Coinbase and Kalshi are bringing regulated perpetual crypto futures to US investors, according to a Reuters report published on May 30, 2026. The move pulls onshore a product that has spent most of its life on offshore venues beyond the reach of US retail traders.
Perpetual futures, or "perps," are derivatives contracts that track an asset's price without an expiry date. Traders can hold a leveraged long or short position indefinitely, paying or receiving a periodic funding rate that keeps the contract tethered to spot. The format dominates global crypto trading volume, but US residents have largely been walled off from it, sent instead to platforms like Binance and Bybit that operate outside US jurisdiction.
The regulatory wrapper that makes it work
The partnership pairs Coinbase, the largest US-listed crypto exchange, with Kalshi, an exchange regulated by the Commodity Futures Trading Commission. Kalshi built its name on event contracts and prediction markets, operating as a CFTC-designated contract market. That federal registration is the piece that lets a perpetual-style product trade for US customers within an existing rulebook rather than in a gray zone.

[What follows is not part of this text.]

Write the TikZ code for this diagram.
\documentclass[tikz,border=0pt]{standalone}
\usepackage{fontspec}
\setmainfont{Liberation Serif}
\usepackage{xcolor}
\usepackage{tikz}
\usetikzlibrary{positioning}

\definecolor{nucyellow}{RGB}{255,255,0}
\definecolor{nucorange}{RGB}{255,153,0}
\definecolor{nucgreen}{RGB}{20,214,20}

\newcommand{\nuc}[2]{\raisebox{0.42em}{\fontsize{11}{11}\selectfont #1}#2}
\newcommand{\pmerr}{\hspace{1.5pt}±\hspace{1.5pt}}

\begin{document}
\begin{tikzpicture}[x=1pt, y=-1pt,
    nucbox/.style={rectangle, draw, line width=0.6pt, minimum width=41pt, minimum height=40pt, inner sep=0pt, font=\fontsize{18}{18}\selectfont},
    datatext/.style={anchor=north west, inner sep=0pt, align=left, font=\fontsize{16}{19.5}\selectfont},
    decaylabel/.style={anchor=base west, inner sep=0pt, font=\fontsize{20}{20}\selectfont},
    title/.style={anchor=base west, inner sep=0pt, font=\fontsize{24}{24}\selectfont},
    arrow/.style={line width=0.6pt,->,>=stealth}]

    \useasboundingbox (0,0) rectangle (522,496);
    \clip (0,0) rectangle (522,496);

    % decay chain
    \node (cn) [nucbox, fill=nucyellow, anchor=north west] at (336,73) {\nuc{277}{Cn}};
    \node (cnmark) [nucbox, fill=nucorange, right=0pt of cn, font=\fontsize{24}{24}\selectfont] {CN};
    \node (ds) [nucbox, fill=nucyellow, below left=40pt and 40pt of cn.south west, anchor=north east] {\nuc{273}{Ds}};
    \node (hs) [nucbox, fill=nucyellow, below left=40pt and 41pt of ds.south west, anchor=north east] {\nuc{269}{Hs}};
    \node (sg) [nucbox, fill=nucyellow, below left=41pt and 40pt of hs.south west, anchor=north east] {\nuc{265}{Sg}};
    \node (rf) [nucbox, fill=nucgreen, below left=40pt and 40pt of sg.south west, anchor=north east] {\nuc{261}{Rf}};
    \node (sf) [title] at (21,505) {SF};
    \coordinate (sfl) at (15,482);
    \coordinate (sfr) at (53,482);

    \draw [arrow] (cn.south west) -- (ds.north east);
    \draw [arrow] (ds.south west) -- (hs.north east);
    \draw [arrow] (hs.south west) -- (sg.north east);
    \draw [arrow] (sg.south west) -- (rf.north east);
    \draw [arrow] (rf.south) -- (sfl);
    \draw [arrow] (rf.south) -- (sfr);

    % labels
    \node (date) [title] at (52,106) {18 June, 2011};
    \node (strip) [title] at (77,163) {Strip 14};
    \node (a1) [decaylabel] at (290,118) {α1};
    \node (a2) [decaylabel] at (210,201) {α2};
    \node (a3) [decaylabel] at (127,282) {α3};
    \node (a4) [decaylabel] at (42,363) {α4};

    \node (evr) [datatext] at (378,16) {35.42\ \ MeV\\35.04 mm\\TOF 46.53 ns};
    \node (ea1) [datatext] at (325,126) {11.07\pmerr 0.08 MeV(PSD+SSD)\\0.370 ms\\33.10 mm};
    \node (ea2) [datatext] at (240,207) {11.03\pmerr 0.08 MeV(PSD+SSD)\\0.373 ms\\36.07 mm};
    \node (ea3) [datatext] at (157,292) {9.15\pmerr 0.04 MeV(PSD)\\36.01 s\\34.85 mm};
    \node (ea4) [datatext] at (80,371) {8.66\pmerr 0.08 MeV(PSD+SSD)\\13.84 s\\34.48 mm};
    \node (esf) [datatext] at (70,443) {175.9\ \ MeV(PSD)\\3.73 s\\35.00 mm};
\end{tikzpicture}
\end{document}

For years the standard answer to "where do US traders get perps" was an offshore account, a VPN, and a tolerance for counterparty risk that domestic regulators could do nothing about. A CFTC-supervised venue changes that calculus. Positions, margin, and customer funds sit inside a framework with disclosure and segregation requirements, which is a different risk profile than an unregulated exchange in a jurisdiction with no recovery path if something breaks.

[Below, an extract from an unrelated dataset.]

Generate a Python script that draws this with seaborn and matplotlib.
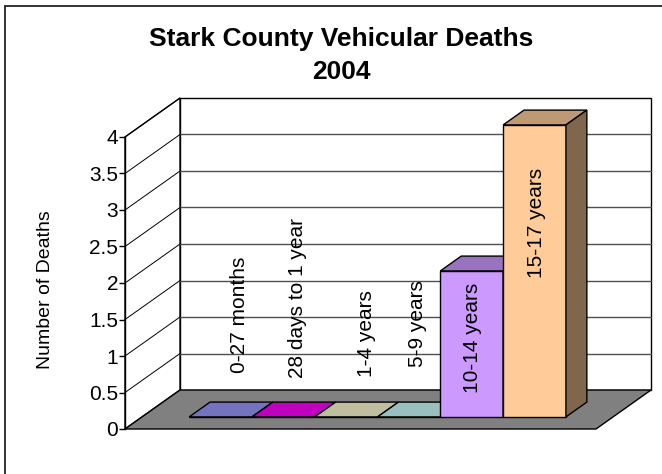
import matplotlib
matplotlib.use("Agg")
import matplotlib.pyplot as plt
from matplotlib.patches import Polygon, Rectangle
from matplotlib.transforms import Affine2D
import matplotlib.colors as mcolors
import seaborn as sns
import numpy as np
import pandas as pd

# chart data
groups = ["0-27 months", "28 days to 1 year", "1-4 years", "5-9 years",
          "10-14 years", "15-17 years"]
deaths = [0, 0, 0, 0, 2, 4]
bar_colors = ["#9999FF", "#FF00FF", "#FFFFD5", "#CCFFFF", "#CC99FF", "#FFCC99"]
y_ticks = [0, 0.5, 1, 1.5, 2, 2.5, 3, 3.5, 4]

sns.set_theme(style="white")
plt.rcParams['font.family'] = ['Liberation Sans', 'DejaVu Sans']
plt.rcParams['text.color'] = 'black'
plt.rcParams['ytick.color'] = 'black'

W, H = 662, 474
fig = plt.figure(figsize=(W / 100, H / 100), dpi=100)
fig.patch.set_facecolor("white")

# front plane of the 3d box, in pixels
x0_px, x1_px, y0_px, y4_px = 125, 596, 429, 137
ax = fig.add_axes([x0_px / W, (H - y0_px) / H, (x1_px - x0_px) / W, (y0_px - y4_px) / H])
ax.set_facecolor("none")

xlim = (-1.25, 6.25)
ylim = (0, 4)
px_x = (x1_px - x0_px) / (xlim[1] - xlim[0])
px_y = (y0_px - y4_px) / (ylim[1] - ylim[0])
# depth of the box (oblique projection)
dx = 55 / px_x
dy = 39 / px_y
d0, d1 = 0.31, 0.69  # bar depth inside the box

def proj(x, v, d):
    return (x + d * dx, v + d * dy)

# back wall
back = Polygon([proj(xlim[0], 0, 1), proj(xlim[1], 0, 1), proj(xlim[1], 4, 1), proj(xlim[0], 4, 1)],
               closed=True, facecolor="white", edgecolor="black", lw=1.0, zorder=0.5, clip_on=False)
ax.add_patch(back)
# left wall
left = Polygon([proj(xlim[0], 0, 0), proj(xlim[0], 0, 1), proj(xlim[0], 4, 1), proj(xlim[0], 4, 0)],
               closed=True, facecolor="white", edgecolor="black", lw=1.0, zorder=0.5, clip_on=False)
ax.add_patch(left)

for t in y_ticks[1:]:
    if t < 4:
        bx0, by = proj(xlim[0], t, 1)
        bx1, _ = proj(xlim[1], t, 1)
        ax.plot([bx0, bx1], [by, by], color="#505050", lw=1.0, zorder=0.6, clip_on=False)
    fx, fy = proj(xlim[0], t, 0)
    bx, by = proj(xlim[0], t, 1)
    ax.plot([fx, bx], [fy, by], color="black", lw=0.7, zorder=0.6, clip_on=False)

# floor
floor = Polygon([proj(xlim[0], 0, 0), proj(xlim[1], 0, 0), proj(xlim[1], 0, 1), proj(xlim[0], 0, 1)],
                closed=True, facecolor="#808080", edgecolor="black", lw=1.0, zorder=0.7, clip_on=False)
ax.add_patch(floor)

# front faces through seaborn, shifted into the box
df = pd.DataFrame({"group": groups, "deaths": deaths})
sns.barplot(data=df, x="group", y="deaths", hue="group", palette=bar_colors,
            width=1.0, legend=False, edgecolor="black", linewidth=1.0, saturation=1, ax=ax)
shift = Affine2D().translate(d0 * dx, d0 * dy) + ax.transData
bars = [p for p in ax.patches if p not in (back, left, floor)]
for i, p in enumerate(bars):
    p.set_transform(shift)
    p.set_zorder(3 + i)
    p.set_clip_on(False)

def shade(c, f):
    r, g, b = mcolors.to_rgb(c)
    return (r * f, g * f, b * f)

for i, (v, c) in enumerate(zip(deaths, bar_colors)):
    l, r = i - 0.5, i + 0.5
    top = Polygon([proj(l, v, d0), proj(r, v, d0), proj(r, v, d1), proj(l, v, d1)], closed=True,
                  facecolor=shade(c, 0.75), edgecolor="black", lw=1.0, zorder=3 + i, clip_on=False)
    ax.add_patch(top)
    if v > 0:
        side = Polygon([proj(r, 0, d0), proj(r, 0, d1), proj(r, v, d1), proj(r, v, d0)], closed=True,
                       facecolor=shade(c, 0.5), edgecolor="black", lw=1.0, zorder=3 + i, clip_on=False)
        ax.add_patch(side)

# data labels (series names), rotated
label_pos = [(0.58, 0.77, "bottom"), (1.49, 0.70, "bottom"), (2.60, 0.71, "bottom"),
             (3.40, 0.85, "bottom"), (4.29, 2.01, "top"), (5.31, 3.58, "top")]
for name, (lx, ly, va) in zip(groups, label_pos):
    ax.text(lx, ly, name, rotation=90, ha="center", va=va, fontsize=15,
            color="black", zorder=20, clip_on=False)

ax.set_xlim(*xlim)
ax.set_ylim(*ylim)
ax.set_xticks([])
ax.set_xlabel("")
ax.set_ylabel("")
ax.set_yticks(y_ticks)
ax.set_yticklabels([f"{t:g}" for t in y_ticks])
ax.tick_params(axis="y", which="both", direction="out", length=4, width=1, color="black",
               labelcolor="black", labelsize=15, pad=1, left=True)
for s in ["top", "right", "bottom"]:
    ax.spines[s].set_visible(False)
ax.spines["left"].set_color("black")
ax.spines["left"].set_linewidth(1.0)
ax.spines["left"].set_zorder(2)

fig.text(46 / W, 1 - 290 / H, "Number of Deaths", rotation=90, ha="center", va="center", fontsize=14)
fig.text(341 / W, 1 - 46 / H, "Stark County Vehicular Deaths", ha="center", va="baseline",
         fontsize=19, fontweight="bold")
fig.text(341 / W, 1 - 79 / H, "2004", ha="center", va="baseline", fontsize=19, fontweight="bold")

# chart area border (cropped on right and bottom)
fig.patches.append(Rectangle((5 / W, -0.1), 1.2, 1.1 - 6 / H, transform=fig.transFigure,
                             facecolor="none", edgecolor="#222222", lw=1.3))

fig.savefig("out.png", dpi=100)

Closing the gap with offshore venues
Offshore exchanges have held a structural advantage in derivatives for most of crypto's history. Their perp order books are deep, their leverage is high, and their funding markets are liquid around the clock. US platforms, constrained by what regulators would permit, mostly offered spot trading and a narrower set of expiring futures. That gap is the reason a large share of US-linked derivatives flow ended up routed through accounts that US authorities could neither see nor protect.

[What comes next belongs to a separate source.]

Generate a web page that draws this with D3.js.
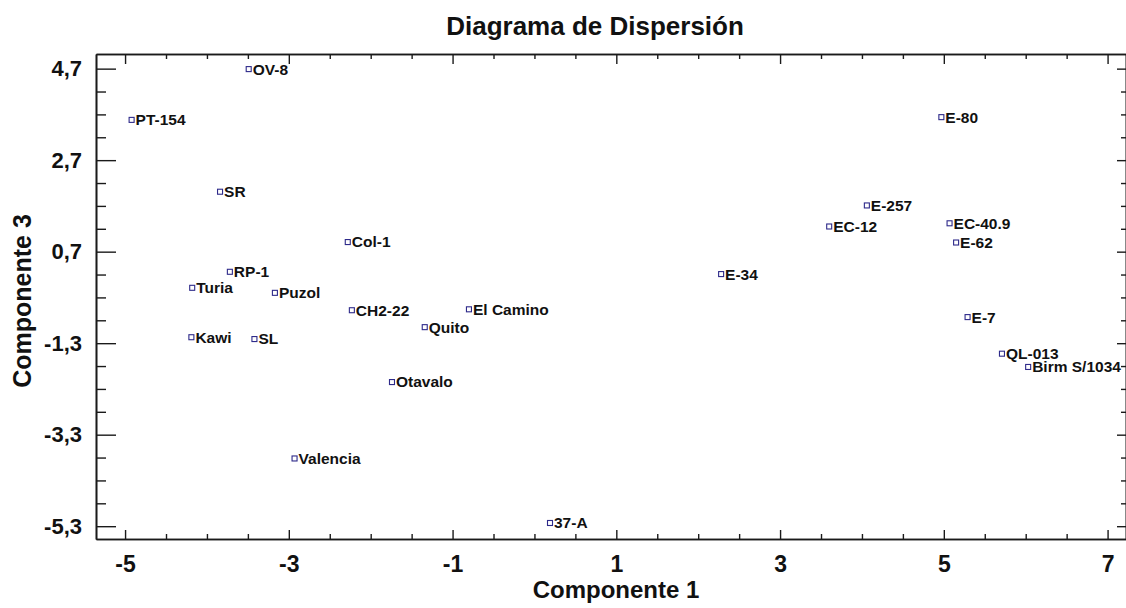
<!DOCTYPE html>
<html>
<head>
<meta charset="utf-8">
<script src="https://cdn.jsdelivr.net/npm/d3@7"></script>
<style>
  html, body { margin: 0; padding: 0; background: #fff; }
  svg { display: block; }
  text { font-family: "Liberation Sans", Arial, sans-serif; font-weight: bold; fill: #111; }
</style>
</head>
<body>
<svg id="chart" width="1126" height="608"></svg>
<script>
// ---- data ----
const cultivars = ["OV-8","PT-154","SR","Col-1","RP-1","Turia","Puzol","CH2-22","El Camino","Quito",
  "Kawi","SL","Otavalo","Valencia","37-A","E-34","E-80","E-257","EC-12","EC-40.9","E-62","E-7","QL-013","Birm S/1034"];
const componente1 = [-3.49,-4.92,-3.84,-2.28,-3.72,-4.18,-3.17,-2.23,-0.80,-1.34,
  -4.19,-3.42,-1.74,-2.93,0.19,2.28,4.97,4.06,3.60,5.07,5.15,5.29,5.71,6.03];
const componente3 = [4.69,3.58,2.01,0.91,0.26,-0.09,-0.20,-0.58,-0.56,-0.95,
  -1.17,-1.21,-2.15,-3.82,-5.23,0.21,3.64,1.71,1.25,1.32,0.90,-0.73,-1.53,-1.82];

const xTickValues = [-5,-3,-1,1,3,5,7];
const xTickLabels = ["-5","-3","-1","1","3","5","7"];
const xMinorValues = [-4.5,-4,-3.5,-2.5,-2,-1.5,-0.5,0,0.5,1.5,2,2.5,3.5,4,4.5,5.5,6,6.5];
const yTickValues = [4.7,2.7,0.7,-1.3,-3.3,-5.3];
const yTickLabels = ["4,7","2,7","0,7","-1,3","-3,3","-5,3"];
const yMinorValues = [4.2,3.7,3.2,2.2,1.7,1.2,0.2,-0.3,-0.8,-1.8,-2.3,-2.8,-3.8,-4.3,-4.8];

const titleText = "Diagrama de Dispersión";
const xLabel = "Componente 1";
const yLabel = "Componente 3";

// ---- layout ----
const L = 96, R = 1126, T = 54, B = 539;
const svg = d3.select("#chart");
const x = d3.scaleLinear().domain([-5.355, 7.225]).range([L, R]);
const y = d3.scaleLinear().domain([-5.58, 5.02]).range([B, T]);

const axisColor = "#1a1a1a";
function styleAxis(g) {
  g.selectAll("path.domain").attr("stroke", axisColor).attr("stroke-width", 1.6);
  g.selectAll(".tick line").attr("stroke", axisColor).attr("stroke-width", 1.4);
  g.selectAll(".tick text").attr("fill", "#111").attr("font-family", "'Liberation Sans', Arial, sans-serif").attr("font-weight", "bold");
}

// minor ticks
svg.append("g").attr("transform", `translate(0,${B})`)
  .call(d3.axisBottom(x).tickValues(xMinorValues).tickSizeInner(-5).tickSizeOuter(0).tickFormat(""))
  .call(styleAxis);
svg.append("g").attr("transform", `translate(0,${T})`)
  .call(d3.axisTop(x).tickValues(xMinorValues).tickSizeInner(-5).tickSizeOuter(0).tickFormat(""))
  .call(styleAxis);
svg.append("g").attr("transform", `translate(${L},0)`)
  .call(d3.axisLeft(y).tickValues(yMinorValues).tickSizeInner(-10).tickSizeOuter(0).tickFormat(""))
  .call(styleAxis);
svg.append("g").attr("transform", `translate(${R},0)`)
  .call(d3.axisRight(y).tickValues(yMinorValues).tickSizeInner(-5).tickSizeOuter(0).tickFormat(""))
  .call(styleAxis);

// major ticks
const gx = svg.append("g").attr("transform", `translate(0,${B})`)
  .call(d3.axisBottom(x).tickValues(xTickValues).tickSizeInner(-9).tickSizeOuter(0).tickPadding(17)
    .tickFormat((d, i) => xTickLabels[i]))
  .call(styleAxis);
gx.selectAll(".tick text").attr("font-size", 23);

svg.append("g").attr("transform", `translate(0,${T})`)
  .call(d3.axisTop(x).tickValues(xTickValues).tickSizeInner(-10).tickSizeOuter(0).tickFormat(""))
  .call(styleAxis);

const gy = svg.append("g").attr("transform", `translate(${L},0)`)
  .call(d3.axisLeft(y).tickValues(yTickValues).tickSizeInner(-20).tickSizeOuter(0).tickPadding(14)
    .tickFormat((d, i) => yTickLabels[i]))
  .call(styleAxis);
gy.selectAll(".tick text").attr("font-size", 22);

svg.append("g").attr("transform", `translate(${R},0)`)
  .call(d3.axisRight(y).tickValues(yTickValues).tickSizeInner(-9).tickSizeOuter(0).tickFormat(""))
  .call(styleAxis);

// ---- points ----
const pts = cultivars.map((n, i) => ({ name: n, c1: componente1[i], c3: componente3[i] }));
const pg = svg.append("g");
const node = pg.selectAll("g.pt").data(pts).join("g")
  .attr("class", "pt")
  .attr("transform", d => `translate(${x(d.c1)},${y(d.c3)})`);
node.append("rect")
  .attr("x", -2.5).attr("y", -2.5).attr("width", 5).attr("height", 5)
  .attr("fill", "#fff").attr("stroke", "#2e2a8a").attr("stroke-width", 1.1);
node.append("text")
  .attr("x", 4).attr("dy", "0.35em")
  .attr("font-size", 15.5)
  .text(d => d.name);

// ---- titles ----
svg.append("text").attr("x", 595).attr("y", 35).attr("text-anchor", "middle")
  .attr("font-size", 26).text(titleText);
svg.append("text").attr("x", 616).attr("y", 598).attr("text-anchor", "middle")
  .attr("font-size", 24).text(xLabel);
svg.append("text").attr("transform", "translate(31,301) rotate(-90)").attr("text-anchor", "middle")
  .attr("font-size", 25).text(yLabel);
</script>
</body>
</html>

A domestic, CFTC-wrapped perp product is a direct attempt to bring that flow home. It will not match every parameter of an offshore venue on day one, and the leverage and contract specs available under US rules are likely tighter than what traders find on Binance or Bybit. The pitch is not maximal leverage. It is a regulated counterparty and a clear legal status.
The timing lands in a soft tape. As of May 30, 2026, Bitcoin traded near $73,536, down 2.5% over the prior week, with Ether around $2,018 and the broader market reading "Fear" at 33 on the Crypto Fear and Greed Index. Derivatives products tend to launch into whatever market exists, and a cautious one can actually suit a regulated debut: fewer fireworks, more focus on plumbing.
Coinbase widens its US footprint
For Coinbase, the launch extends a multi-year push to build out US derivatives. The company already operates a CFTC-regulated futures business and has steadily added products aimed at moving trading activity onto regulated American rails. Adding perpetual-style contracts through the Kalshi partnership fills one of the most conspicuous remaining holes in its US lineup.
There is a quieter ecosystem angle for users who hold a Coinbase account for everyday purposes. The same login that anchors a Coinbase card and balance now sits next to a wider menu of regulated trading products. That consolidation cuts both ways: convenience for users who want one regulated home for spot, derivatives, and spending, and concentration risk for anyone who prefers to keep trading and custody separate. Traders weighing onshore perps against offshore leverage in markets like the United States are really choosing between regulatory protection and looser contract terms.
Overview
Coinbase and Kalshi are launching regulated perpetual crypto futures for US investors, per a May 30, 2026 Reuters report. Kalshi's CFTC registration supplies the legal wrapper that lets a perp-style product trade domestically, a format that until now lived almost entirely offshore. The contracts will likely carry tighter leverage and specs than offshore venues, but they trade with a regulated counterparty and clear legal status. The launch deepens Coinbase's US derivatives push and arrives in a cautious market, with Bitcoin near $73,536 and sentiment in "Fear."